I hate this. I hate that this is all that ever follows me. That death is all that's ever surrounded me. Nothing good ever comes to me and if it does, it doesn't last long before it's all gone to hell. I don't want it to be this way, but I can't control that.

"Jae, that's never been your fault. You were just a kid, Jae. Hell, you still are. You didn't get to choose to have an abusive family. You didn't choose to get brought into this life. To hold yourself responsible for your sister and mother's death is to take the blame away from your father, and we both know he doesn't deserve that. To hold yourself responsible for all of the deaths that have occurred since his death, is to say that you didn't do that out of pure self defense and self preservation, and we both know that's what it was. You know we can both get you out of this mess, Jae. You're just afraid, and I don't blame you or fault you for that. You deserve to give yourself the right amount of credit where it's due though."

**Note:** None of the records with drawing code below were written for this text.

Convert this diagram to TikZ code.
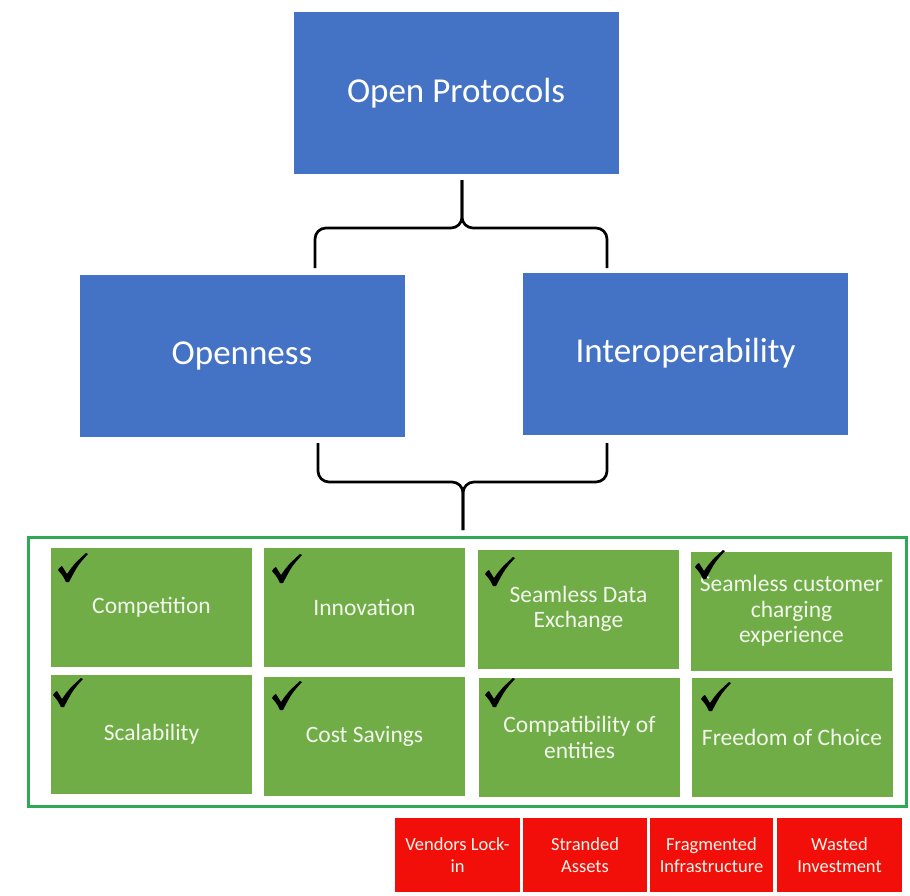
\documentclass[tikz,border=0pt]{standalone}
\usepackage{fontspec}
\setmainfont{Carlito}
\definecolor{boxblue}{HTML}{4472C4}
\definecolor{boxgreen}{HTML}{70AD47}
\definecolor{framegreen}{HTML}{2EAA55}
\definecolor{boxred}{HTML}{F20F0A}
\definecolor{paletext}{HTML}{F2F6EC}
\newcommand\checkmk[1]{\fill[black,shift={#1}] (0,17) .. controls (2,14) .. (4,13) -- (9,21) .. controls (16,11) .. (28,0) -- (30,1) .. controls (20,12) .. (11,29) -- (8,29) .. controls (5,23) .. cycle;}
\begin{document}
\begin{tikzpicture}[x=1pt,y=-1pt,
  bluebox/.style={fill=boxblue,text=white,inner sep=0pt,minimum width=325pt,minimum height=162pt,font=\fontsize{35}{42}\selectfont},
  greenbox/.style={fill=boxgreen,text=paletext,inner sep=0pt,minimum width=201pt,minimum height=119pt,align=center,font=\fontsize{23.5}{25.5}\selectfont},
  redbox/.style={fill=boxred,text=paletext,inner sep=0pt,minimum width=124pt,minimum height=74pt,align=center,font=\fontsize{18.5}{22}\selectfont},
  brace/.style={draw=black,line width=2.7pt,rounded corners=11pt}]
\useasboundingbox (0,0) rectangle (910,895);
\fill[white] (0,0) rectangle (910,895);

\node[bluebox] (op) at (456,93) {Open Protocols};
\node[bluebox] (open) at (242,356) {Openness};
\node[bluebox] (inter) at (685.5,353.5) {Interoperability};

% top brace
\coordinate (t0) at (462,180);
\coordinate (tj) at (462,228);
\coordinate (tl) at (315,268);
\coordinate (tr) at (607,268);
\draw[brace] (t0) -- (tj) -| (tl);
\draw[brace] (t0) -- (tj) -| (tr);

% bottom brace
\coordinate (bl) at (318,443);
\coordinate (br) at (607,443);
\coordinate (bj) at (463,482);
\coordinate (b0) at (463,530);
\draw[brace] (bl) |- (bj) -- (b0);
\draw[brace] (br) |- (bj) -- (b0);

% green frame
\node[draw=framegreen,line width=3pt,minimum width=878pt,minimum height=269pt,inner sep=0pt] (frame) at (467,671.5) {};

\node[greenbox] (g1) at (151.5,607.5) {Competition};
\node[greenbox] (g2) at (364.5,607.5) {Innovation};
\node[greenbox] (g3) at (578.5,609) {Seamless Data\\Exchange};
\node[greenbox] (g4) at (791.5,611) {Seamless customer\\charging\\experience};
\node[greenbox] (g5) at (151.5,734) {Scalability};
\node[greenbox] (g6) at (364.5,736) {Cost Savings};
\node[greenbox] (g7) at (579.5,737.5) {Compatibility of\\entities};
\node[greenbox] (g8) at (792,737) {Freedom of Choice};

\checkmk{(58,553)}
\checkmk{(272,554)}
\checkmk{(485,557)}
\checkmk{(695,550)}
\checkmk{(53,678)}
\checkmk{(272,681)}
\checkmk{(485,678)}
\checkmk{(701,682)}

\node[redbox,minimum width=125pt] (r1) at (457.5,855) {Vendors Lock-\\in};
\node[redbox] (r2) at (585,855) {Stranded\\Assets};
\node[redbox,minimum width=123pt] (r3) at (711.5,855) {Fragmented\\Infrastructure};
\node[redbox,minimum width=125pt] (r4) at (839.5,855) {Wasted\\Investment};
\end{tikzpicture}
\end{document}
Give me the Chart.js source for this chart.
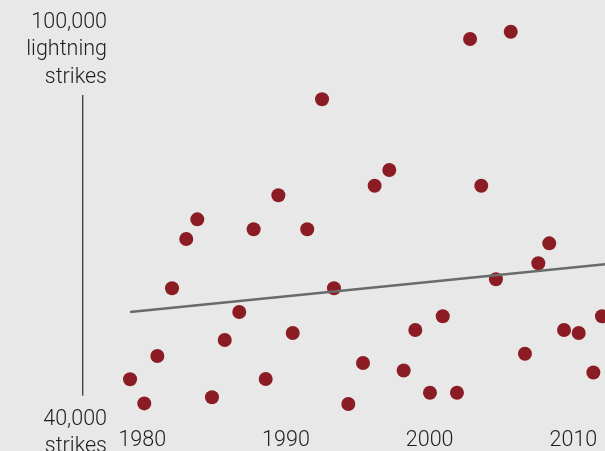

His voice is hardly any louder than mine had been, and I can hear it in his voice that he's trying not to cry. I know he wants to get me out, that he wants it for the purest reasons unlike every other asshole that's tried to rid me of my position. He can't do that without my cooperation though, not unless he wants to make this collection of stones four, and I'm grateful that he doesn't. That he respects my decision in this regard despite how much it may piss him off.

"Even if we got me out, even if death weren't the consequence for being too close to me... it still wouldn't work. I don't have the right kind of personality to mesh well with them. You know as well as I do that I was putting on a show for them, acting like I'm not some fucked up bitch that feels very little outside of pain, cold, and anger. It doesn't work." I mutter bitterly, thinking over all of the decisions I've made over my life, thinking over all the ways I'm more fucked up than what any of them could really handle.

"Somehow I think they could help with that. You seemed like you were doing pretty well with the guy you were dating." Taeju murmurs in disagreement. I don't have much an argument against it, finding myself shrugging in response.

"Maybe. I don't gamble though, Taeju. I never have, and that's not about to change either. I'd rather suffer this way the rest of my life than risk my brother's life again."